- Task to carry out: Copy exactly the lines from the start of the material through the line with "41, 33, 29.5];". Pictures stay out of the copy.
↓↓↓
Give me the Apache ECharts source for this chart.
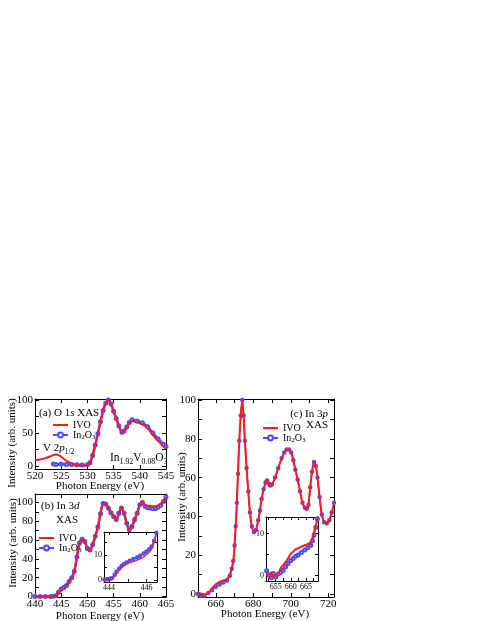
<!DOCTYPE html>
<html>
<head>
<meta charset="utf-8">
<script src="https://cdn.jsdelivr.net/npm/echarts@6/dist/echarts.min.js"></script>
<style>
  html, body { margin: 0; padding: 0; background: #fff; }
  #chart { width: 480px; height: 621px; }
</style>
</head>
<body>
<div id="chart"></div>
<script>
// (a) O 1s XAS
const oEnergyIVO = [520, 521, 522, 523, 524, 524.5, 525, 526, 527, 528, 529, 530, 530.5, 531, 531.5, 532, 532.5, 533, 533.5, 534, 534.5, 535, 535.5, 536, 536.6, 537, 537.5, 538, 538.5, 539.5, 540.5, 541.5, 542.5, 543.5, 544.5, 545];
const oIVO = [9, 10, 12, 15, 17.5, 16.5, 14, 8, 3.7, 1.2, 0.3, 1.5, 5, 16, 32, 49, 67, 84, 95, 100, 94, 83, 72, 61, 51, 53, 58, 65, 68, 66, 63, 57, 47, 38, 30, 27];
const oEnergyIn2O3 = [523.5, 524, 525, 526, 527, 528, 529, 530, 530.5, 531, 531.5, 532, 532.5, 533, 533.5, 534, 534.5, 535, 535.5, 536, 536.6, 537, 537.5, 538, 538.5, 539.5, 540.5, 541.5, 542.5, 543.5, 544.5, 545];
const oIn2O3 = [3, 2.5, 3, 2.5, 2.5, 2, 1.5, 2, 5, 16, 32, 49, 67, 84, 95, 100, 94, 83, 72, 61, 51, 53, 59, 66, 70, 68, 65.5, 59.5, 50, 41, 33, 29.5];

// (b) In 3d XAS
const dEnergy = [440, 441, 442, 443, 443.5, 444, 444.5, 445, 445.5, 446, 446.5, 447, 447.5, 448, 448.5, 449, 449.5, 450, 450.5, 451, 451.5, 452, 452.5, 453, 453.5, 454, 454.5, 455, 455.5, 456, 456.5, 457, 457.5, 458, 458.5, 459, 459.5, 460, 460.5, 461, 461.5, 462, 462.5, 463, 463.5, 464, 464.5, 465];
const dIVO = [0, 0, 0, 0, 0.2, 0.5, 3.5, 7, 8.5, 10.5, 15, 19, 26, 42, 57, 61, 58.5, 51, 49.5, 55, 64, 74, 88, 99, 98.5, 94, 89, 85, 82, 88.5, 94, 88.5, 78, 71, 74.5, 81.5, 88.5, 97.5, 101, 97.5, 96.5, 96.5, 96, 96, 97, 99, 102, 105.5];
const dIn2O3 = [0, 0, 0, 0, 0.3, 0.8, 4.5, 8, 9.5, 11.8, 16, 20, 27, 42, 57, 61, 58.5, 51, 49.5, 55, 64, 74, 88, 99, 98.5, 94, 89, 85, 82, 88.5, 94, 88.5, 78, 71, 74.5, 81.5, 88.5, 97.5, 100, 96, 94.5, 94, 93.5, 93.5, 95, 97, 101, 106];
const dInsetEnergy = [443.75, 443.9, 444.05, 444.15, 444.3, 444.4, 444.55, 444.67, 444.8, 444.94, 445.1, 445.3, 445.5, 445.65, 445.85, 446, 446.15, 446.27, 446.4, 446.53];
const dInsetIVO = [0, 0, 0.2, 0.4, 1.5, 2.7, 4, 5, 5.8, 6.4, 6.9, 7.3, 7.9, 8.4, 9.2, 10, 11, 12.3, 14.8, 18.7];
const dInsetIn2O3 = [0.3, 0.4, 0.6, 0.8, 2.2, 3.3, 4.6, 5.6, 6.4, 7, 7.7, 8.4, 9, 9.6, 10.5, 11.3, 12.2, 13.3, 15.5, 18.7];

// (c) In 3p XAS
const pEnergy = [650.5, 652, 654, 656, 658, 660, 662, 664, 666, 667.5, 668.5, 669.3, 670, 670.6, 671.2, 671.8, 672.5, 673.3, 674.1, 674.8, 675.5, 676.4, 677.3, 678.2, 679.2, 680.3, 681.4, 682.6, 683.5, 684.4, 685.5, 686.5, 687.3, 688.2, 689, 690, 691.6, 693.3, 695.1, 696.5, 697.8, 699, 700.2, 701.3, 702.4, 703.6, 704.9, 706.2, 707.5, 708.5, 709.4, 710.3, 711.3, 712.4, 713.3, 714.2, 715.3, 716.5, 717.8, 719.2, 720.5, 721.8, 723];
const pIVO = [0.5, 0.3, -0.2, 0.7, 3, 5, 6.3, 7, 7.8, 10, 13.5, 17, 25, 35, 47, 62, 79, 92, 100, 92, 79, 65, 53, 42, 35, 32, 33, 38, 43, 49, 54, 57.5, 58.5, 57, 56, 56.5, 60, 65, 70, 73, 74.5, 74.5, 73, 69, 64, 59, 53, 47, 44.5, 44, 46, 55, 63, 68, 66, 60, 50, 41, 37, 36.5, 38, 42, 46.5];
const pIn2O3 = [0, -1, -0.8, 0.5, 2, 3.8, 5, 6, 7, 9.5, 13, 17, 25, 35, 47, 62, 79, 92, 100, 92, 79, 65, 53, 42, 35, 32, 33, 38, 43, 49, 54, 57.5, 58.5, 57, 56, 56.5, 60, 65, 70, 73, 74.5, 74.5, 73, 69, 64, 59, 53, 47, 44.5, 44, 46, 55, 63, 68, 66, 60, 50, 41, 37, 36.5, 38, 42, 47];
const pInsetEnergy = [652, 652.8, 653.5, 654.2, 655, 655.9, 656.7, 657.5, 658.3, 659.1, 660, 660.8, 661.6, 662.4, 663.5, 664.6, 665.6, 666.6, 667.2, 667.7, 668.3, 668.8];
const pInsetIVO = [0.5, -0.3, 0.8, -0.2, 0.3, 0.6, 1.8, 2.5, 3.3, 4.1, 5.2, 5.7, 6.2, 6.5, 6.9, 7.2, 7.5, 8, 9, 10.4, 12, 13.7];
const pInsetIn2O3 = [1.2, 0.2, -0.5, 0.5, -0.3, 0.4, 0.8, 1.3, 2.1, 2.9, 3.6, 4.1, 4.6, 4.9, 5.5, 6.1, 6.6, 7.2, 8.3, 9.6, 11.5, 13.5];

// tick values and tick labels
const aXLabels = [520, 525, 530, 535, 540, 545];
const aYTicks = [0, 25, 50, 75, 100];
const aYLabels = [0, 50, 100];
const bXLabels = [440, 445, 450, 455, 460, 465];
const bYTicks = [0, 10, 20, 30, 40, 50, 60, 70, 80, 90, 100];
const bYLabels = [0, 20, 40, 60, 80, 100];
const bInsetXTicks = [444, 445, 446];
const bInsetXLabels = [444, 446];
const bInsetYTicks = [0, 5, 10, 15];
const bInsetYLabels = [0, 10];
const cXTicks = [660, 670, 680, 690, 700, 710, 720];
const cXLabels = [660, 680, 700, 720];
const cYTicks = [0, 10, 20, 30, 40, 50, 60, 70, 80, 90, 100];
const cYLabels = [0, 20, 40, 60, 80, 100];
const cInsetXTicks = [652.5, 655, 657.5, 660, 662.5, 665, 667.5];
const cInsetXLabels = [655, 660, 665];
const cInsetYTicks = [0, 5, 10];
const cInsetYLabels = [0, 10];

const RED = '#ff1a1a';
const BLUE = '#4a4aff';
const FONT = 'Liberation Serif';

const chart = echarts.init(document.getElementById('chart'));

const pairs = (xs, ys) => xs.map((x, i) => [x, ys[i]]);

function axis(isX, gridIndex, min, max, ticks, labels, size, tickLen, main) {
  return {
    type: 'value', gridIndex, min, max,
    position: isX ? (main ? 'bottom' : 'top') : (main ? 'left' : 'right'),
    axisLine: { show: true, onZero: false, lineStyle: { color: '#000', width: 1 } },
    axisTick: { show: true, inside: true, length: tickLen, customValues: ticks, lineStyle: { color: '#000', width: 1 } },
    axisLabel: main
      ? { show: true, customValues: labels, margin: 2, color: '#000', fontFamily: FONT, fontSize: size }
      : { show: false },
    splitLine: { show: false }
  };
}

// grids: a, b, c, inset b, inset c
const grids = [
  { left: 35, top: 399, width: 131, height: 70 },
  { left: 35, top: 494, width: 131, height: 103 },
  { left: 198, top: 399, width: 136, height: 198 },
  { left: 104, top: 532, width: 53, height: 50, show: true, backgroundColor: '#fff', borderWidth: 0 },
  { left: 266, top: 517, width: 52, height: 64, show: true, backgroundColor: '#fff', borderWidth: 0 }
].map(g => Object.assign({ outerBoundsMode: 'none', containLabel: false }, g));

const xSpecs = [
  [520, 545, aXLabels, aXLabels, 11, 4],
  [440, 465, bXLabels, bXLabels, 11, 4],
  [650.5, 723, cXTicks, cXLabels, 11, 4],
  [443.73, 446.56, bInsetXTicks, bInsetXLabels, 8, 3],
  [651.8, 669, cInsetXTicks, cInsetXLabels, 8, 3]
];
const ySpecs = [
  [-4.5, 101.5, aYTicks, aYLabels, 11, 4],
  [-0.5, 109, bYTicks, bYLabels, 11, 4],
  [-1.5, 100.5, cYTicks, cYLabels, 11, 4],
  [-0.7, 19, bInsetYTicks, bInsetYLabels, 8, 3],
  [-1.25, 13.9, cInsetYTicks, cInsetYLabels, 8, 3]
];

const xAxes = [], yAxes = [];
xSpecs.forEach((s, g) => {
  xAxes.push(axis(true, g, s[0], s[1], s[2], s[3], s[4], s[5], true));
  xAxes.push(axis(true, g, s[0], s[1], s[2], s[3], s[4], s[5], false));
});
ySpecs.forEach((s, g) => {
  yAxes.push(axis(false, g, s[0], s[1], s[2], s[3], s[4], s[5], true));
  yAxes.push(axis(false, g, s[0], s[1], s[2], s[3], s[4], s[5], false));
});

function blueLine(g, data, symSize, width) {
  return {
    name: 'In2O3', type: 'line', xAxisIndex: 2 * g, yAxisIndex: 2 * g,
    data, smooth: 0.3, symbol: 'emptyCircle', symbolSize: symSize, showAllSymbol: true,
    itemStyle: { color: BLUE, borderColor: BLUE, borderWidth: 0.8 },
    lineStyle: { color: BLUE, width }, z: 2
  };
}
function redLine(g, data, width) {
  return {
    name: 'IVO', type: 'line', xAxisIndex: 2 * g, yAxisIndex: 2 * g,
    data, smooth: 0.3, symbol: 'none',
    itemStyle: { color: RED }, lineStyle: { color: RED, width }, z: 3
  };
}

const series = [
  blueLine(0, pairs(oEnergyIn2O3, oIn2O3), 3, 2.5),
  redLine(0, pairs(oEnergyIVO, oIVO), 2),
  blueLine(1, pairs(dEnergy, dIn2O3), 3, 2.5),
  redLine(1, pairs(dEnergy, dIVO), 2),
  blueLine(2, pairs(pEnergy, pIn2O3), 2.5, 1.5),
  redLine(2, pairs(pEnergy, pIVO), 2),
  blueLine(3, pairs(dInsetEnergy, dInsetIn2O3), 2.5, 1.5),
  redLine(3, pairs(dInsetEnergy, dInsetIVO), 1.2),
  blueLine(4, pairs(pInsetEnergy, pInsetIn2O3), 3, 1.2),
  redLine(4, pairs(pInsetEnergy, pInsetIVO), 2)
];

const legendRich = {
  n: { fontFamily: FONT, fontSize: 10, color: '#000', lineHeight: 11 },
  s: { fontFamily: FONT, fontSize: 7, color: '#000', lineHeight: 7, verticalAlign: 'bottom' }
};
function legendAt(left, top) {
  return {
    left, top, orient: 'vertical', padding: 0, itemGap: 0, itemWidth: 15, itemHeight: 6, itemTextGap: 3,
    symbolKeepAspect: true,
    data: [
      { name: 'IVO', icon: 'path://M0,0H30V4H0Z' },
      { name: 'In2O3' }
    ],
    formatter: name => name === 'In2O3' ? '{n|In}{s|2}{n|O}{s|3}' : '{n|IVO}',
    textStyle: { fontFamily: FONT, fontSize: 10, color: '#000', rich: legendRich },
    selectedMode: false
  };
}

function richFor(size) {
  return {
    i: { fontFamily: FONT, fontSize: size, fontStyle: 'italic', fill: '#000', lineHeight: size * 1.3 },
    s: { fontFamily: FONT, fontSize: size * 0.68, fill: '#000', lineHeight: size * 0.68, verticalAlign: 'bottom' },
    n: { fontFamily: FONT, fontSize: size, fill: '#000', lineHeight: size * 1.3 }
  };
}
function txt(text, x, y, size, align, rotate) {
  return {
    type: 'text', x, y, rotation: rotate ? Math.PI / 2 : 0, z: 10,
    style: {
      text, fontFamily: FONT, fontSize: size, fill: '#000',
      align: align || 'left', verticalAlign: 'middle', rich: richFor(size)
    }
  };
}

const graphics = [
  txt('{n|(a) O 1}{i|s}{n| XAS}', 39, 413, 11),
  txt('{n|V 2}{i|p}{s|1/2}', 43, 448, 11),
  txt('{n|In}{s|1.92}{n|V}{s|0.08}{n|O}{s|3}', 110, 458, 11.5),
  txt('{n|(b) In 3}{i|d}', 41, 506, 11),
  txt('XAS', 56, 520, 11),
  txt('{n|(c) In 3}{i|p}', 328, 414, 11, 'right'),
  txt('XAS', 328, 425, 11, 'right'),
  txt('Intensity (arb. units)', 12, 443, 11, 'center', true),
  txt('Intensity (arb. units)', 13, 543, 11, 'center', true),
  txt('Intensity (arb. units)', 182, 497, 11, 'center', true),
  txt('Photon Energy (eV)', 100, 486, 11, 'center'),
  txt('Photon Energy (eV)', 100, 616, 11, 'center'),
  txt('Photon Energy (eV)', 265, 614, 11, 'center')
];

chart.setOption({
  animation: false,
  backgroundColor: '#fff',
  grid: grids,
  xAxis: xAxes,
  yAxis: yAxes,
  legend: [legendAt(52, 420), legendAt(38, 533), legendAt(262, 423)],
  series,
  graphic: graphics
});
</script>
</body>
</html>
↑↑↑
- Exercise response:
Give me the Apache ECharts source for this chart.
<!DOCTYPE html>
<html>
<head>
<meta charset="utf-8">
<script src="https://cdn.jsdelivr.net/npm/echarts@6/dist/echarts.min.js"></script>
<style>
  html, body { margin: 0; padding: 0; background: #fff; }
  #chart { width: 480px; height: 621px; }
</style>
</head>
<body>
<div id="chart"></div>
<script>
// (a) O 1s XAS
const oEnergyIVO = [520, 521, 522, 523, 524, 524.5, 525, 526, 527, 528, 529, 530, 530.5, 531, 531.5, 532, 532.5, 533, 533.5, 534, 534.5, 535, 535.5, 536, 536.6, 537, 537.5, 538, 538.5, 539.5, 540.5, 541.5, 542.5, 543.5, 544.5, 545];
const oIVO = [9, 10, 12, 15, 17.5, 16.5, 14, 8, 3.7, 1.2, 0.3, 1.5, 5, 16, 32, 49, 67, 84, 95, 100, 94, 83, 72, 61, 51, 53, 58, 65, 68, 66, 63, 57, 47, 38, 30, 27];
const oEnergyIn2O3 = [523.5, 524, 525, 526, 527, 528, 529, 530, 530.5, 531, 531.5, 532, 532.5, 533, 533.5, 534, 534.5, 535, 535.5, 536, 536.6, 537, 537.5, 538, 538.5, 539.5, 540.5, 541.5, 542.5, 543.5, 544.5, 545];
const oIn2O3 = [3, 2.5, 3, 2.5, 2.5, 2, 1.5, 2, 5, 16, 32, 49, 67, 84, 95, 100, 94, 83, 72, 61, 51, 53, 59, 66, 70, 68, 65.5, 59.5, 50, 41, 33, 29.5];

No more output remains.